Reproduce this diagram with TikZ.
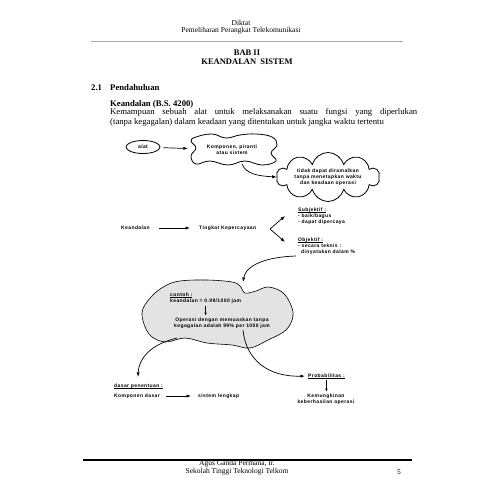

○ ○ ○ ○

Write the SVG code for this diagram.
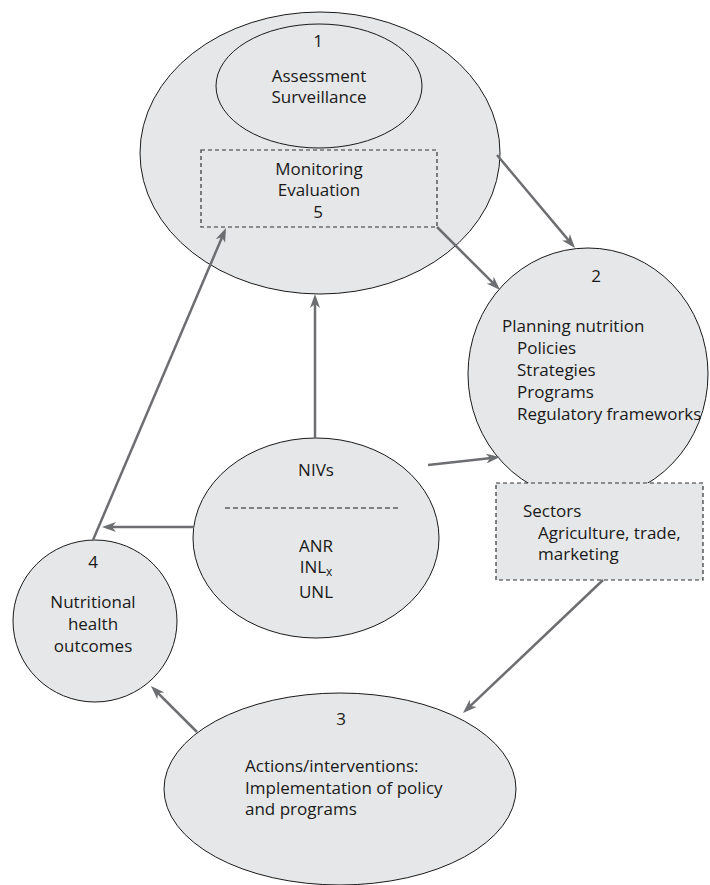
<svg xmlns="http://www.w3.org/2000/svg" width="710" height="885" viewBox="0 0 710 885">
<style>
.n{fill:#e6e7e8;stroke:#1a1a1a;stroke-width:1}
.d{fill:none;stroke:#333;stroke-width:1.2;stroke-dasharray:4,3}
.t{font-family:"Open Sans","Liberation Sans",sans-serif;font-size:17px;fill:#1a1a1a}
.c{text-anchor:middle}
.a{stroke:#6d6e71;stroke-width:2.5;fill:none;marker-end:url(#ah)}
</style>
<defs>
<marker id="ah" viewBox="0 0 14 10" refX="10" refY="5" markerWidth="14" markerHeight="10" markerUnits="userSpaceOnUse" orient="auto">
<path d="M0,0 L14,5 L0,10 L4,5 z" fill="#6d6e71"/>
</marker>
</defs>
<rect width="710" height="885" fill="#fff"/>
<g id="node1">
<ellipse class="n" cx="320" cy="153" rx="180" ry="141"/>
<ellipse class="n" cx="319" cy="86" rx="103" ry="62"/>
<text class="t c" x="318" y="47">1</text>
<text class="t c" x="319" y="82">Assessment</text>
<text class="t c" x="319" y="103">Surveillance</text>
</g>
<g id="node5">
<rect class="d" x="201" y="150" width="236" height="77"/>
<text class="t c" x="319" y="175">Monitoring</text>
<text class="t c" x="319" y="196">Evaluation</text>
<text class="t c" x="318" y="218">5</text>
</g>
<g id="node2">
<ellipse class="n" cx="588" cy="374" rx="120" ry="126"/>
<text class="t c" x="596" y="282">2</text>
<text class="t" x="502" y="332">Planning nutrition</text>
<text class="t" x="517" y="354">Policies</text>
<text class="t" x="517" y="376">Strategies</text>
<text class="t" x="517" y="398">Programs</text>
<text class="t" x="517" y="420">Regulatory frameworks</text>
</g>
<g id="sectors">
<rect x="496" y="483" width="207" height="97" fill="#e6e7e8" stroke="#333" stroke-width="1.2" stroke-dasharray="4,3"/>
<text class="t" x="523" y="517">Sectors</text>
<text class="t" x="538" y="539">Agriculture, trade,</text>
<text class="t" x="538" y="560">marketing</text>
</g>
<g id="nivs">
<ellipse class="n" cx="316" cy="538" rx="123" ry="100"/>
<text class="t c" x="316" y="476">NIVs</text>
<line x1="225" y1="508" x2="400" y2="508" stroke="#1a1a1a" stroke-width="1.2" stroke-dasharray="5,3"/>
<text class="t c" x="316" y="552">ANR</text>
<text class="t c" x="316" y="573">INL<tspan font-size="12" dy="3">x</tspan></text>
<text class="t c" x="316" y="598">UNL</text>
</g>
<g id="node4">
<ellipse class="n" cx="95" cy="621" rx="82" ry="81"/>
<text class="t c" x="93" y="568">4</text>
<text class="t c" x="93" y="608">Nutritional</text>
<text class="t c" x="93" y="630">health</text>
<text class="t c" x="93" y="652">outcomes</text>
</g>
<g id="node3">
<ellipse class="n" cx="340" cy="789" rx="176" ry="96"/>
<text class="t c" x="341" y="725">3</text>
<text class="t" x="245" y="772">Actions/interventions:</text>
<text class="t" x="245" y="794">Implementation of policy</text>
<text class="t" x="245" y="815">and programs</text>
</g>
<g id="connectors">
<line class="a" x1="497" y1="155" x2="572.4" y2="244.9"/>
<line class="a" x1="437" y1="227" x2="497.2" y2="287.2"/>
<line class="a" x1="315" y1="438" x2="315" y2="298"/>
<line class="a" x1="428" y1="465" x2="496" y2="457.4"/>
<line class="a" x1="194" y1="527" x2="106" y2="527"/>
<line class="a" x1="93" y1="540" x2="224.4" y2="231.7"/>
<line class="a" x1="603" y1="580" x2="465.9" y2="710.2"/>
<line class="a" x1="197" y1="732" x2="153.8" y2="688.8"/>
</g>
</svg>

○ ○ ○ ○

Each line in the listing above either holds the string "this" or does not; state how many do, giving the number only.

2